Rows from a dataset of charts and code:
^^^^^^^^

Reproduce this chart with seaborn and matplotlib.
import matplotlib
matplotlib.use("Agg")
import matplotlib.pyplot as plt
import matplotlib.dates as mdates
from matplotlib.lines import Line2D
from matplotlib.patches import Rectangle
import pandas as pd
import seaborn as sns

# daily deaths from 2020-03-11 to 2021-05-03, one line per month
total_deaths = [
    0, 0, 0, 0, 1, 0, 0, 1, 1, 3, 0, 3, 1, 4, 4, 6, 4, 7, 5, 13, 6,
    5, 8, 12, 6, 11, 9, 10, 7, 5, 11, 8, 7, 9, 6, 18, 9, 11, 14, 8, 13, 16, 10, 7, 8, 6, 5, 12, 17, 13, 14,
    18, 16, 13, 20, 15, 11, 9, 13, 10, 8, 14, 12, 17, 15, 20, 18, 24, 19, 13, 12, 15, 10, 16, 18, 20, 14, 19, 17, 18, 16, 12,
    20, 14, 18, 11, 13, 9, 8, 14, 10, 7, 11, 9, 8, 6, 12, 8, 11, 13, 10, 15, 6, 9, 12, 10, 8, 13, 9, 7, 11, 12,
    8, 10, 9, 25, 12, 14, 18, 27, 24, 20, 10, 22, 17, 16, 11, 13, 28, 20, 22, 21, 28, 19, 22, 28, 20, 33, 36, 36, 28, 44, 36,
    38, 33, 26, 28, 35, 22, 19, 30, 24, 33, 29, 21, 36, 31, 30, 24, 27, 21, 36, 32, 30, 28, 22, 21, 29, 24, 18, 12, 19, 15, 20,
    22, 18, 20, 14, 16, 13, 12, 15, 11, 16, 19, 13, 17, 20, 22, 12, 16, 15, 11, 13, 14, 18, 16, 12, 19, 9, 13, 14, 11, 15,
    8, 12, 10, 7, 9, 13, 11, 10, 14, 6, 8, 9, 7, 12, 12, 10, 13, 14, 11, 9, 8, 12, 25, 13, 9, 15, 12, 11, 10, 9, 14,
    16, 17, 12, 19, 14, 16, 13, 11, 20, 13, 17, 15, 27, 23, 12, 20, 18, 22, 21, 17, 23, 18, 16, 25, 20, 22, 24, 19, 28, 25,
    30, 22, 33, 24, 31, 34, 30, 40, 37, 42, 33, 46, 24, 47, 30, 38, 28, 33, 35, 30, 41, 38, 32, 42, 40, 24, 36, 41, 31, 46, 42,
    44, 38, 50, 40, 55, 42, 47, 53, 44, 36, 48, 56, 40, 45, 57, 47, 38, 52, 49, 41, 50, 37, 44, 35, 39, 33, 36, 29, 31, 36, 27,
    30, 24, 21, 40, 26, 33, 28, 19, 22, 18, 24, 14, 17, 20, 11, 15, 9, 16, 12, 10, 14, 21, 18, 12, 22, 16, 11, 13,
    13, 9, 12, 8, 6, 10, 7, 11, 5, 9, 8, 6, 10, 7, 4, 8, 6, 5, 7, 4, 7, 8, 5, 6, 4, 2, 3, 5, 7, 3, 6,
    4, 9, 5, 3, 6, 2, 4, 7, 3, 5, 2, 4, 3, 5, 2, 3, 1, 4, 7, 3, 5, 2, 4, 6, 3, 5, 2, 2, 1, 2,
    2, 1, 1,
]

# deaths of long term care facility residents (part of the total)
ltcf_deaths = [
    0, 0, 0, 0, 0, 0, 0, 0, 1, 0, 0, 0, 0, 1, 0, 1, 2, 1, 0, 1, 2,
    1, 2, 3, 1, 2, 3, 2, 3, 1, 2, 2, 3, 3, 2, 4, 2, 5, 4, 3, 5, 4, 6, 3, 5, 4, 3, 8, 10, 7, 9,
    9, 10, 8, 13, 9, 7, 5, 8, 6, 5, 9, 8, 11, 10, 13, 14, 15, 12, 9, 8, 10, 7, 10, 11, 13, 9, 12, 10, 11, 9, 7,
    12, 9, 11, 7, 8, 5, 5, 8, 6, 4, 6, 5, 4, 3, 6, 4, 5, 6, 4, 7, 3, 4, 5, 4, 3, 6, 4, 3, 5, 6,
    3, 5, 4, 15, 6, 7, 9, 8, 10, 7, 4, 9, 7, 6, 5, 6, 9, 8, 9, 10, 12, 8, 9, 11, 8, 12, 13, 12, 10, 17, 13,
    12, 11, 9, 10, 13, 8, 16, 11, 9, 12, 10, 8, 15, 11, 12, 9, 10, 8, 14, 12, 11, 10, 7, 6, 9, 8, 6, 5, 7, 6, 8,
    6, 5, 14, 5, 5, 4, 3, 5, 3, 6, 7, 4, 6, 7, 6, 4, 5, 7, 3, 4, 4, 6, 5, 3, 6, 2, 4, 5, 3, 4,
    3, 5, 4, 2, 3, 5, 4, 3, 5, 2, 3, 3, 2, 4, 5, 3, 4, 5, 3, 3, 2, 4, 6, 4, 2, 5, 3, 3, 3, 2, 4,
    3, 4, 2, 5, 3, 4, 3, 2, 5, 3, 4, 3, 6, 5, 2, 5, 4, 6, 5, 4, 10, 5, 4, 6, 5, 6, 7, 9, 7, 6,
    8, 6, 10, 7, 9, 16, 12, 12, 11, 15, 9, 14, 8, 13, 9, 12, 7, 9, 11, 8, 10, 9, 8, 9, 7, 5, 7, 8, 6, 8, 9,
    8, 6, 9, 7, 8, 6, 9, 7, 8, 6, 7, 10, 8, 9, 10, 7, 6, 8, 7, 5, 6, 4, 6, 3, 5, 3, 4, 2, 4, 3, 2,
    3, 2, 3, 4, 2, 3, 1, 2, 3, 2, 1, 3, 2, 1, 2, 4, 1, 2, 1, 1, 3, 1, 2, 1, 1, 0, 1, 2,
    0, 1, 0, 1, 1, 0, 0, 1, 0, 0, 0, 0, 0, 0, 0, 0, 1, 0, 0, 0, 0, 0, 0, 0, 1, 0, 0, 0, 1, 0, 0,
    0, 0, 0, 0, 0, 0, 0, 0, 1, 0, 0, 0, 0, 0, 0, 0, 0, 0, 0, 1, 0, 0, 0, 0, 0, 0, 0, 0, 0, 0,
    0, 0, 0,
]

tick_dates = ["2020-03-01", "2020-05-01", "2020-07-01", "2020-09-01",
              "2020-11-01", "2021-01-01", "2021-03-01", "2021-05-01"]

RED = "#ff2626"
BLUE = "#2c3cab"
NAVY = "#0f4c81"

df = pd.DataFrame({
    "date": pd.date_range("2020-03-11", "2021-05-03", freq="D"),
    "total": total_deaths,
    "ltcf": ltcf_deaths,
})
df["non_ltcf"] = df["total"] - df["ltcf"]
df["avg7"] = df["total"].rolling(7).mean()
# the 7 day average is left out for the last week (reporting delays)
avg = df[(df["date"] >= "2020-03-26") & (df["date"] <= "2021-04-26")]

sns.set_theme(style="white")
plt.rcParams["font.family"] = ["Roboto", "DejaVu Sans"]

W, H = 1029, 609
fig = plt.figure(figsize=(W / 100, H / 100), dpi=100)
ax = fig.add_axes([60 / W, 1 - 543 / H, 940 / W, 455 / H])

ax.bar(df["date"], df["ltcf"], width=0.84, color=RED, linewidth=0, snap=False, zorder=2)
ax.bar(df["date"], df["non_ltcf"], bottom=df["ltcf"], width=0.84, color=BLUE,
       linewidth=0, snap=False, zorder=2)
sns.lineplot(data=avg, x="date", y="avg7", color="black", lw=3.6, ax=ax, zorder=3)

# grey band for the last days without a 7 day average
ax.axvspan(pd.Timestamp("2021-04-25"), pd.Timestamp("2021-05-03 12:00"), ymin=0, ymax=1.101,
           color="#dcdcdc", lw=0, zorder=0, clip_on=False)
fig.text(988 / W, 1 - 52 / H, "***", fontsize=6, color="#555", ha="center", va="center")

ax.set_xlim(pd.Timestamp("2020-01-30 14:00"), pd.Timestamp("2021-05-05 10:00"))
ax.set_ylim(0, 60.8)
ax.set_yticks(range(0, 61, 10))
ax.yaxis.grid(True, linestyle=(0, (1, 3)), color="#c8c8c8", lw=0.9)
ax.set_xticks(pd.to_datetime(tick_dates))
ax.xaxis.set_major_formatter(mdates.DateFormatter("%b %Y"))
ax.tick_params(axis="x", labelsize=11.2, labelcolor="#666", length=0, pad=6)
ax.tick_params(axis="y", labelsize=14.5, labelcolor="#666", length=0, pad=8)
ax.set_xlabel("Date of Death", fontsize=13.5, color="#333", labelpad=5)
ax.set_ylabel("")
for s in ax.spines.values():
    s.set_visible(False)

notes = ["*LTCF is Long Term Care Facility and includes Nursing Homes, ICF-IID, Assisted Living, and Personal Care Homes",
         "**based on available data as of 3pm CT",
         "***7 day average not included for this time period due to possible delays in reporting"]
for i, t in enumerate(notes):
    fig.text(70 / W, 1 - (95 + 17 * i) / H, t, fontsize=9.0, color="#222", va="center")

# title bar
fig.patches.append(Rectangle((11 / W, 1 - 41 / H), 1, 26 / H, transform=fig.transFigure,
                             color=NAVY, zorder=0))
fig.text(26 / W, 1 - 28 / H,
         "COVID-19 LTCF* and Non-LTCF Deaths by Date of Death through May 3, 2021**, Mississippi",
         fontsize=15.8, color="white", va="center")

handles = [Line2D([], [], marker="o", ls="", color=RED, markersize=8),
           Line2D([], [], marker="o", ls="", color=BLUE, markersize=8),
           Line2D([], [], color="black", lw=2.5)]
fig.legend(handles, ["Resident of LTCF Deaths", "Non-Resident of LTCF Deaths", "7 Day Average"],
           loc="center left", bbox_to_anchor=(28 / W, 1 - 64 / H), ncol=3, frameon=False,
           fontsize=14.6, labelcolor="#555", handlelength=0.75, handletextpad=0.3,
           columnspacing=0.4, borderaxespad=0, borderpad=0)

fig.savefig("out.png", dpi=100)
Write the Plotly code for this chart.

^^^^^^^^

▶ **OBJECTIVE**: Reproduce verbatim the range of lines that opens the records and closes with the line containing "import seaborn as sns". Omit everything after it.

▶ **SOLUTION FOR THIS TASK**:
Reproduce this chart with seaborn and matplotlib.
import matplotlib
matplotlib.use("Agg")
import matplotlib.pyplot as plt
import matplotlib.dates as mdates
from matplotlib.lines import Line2D
from matplotlib.patches import Rectangle
import pandas as pd
import seaborn as sns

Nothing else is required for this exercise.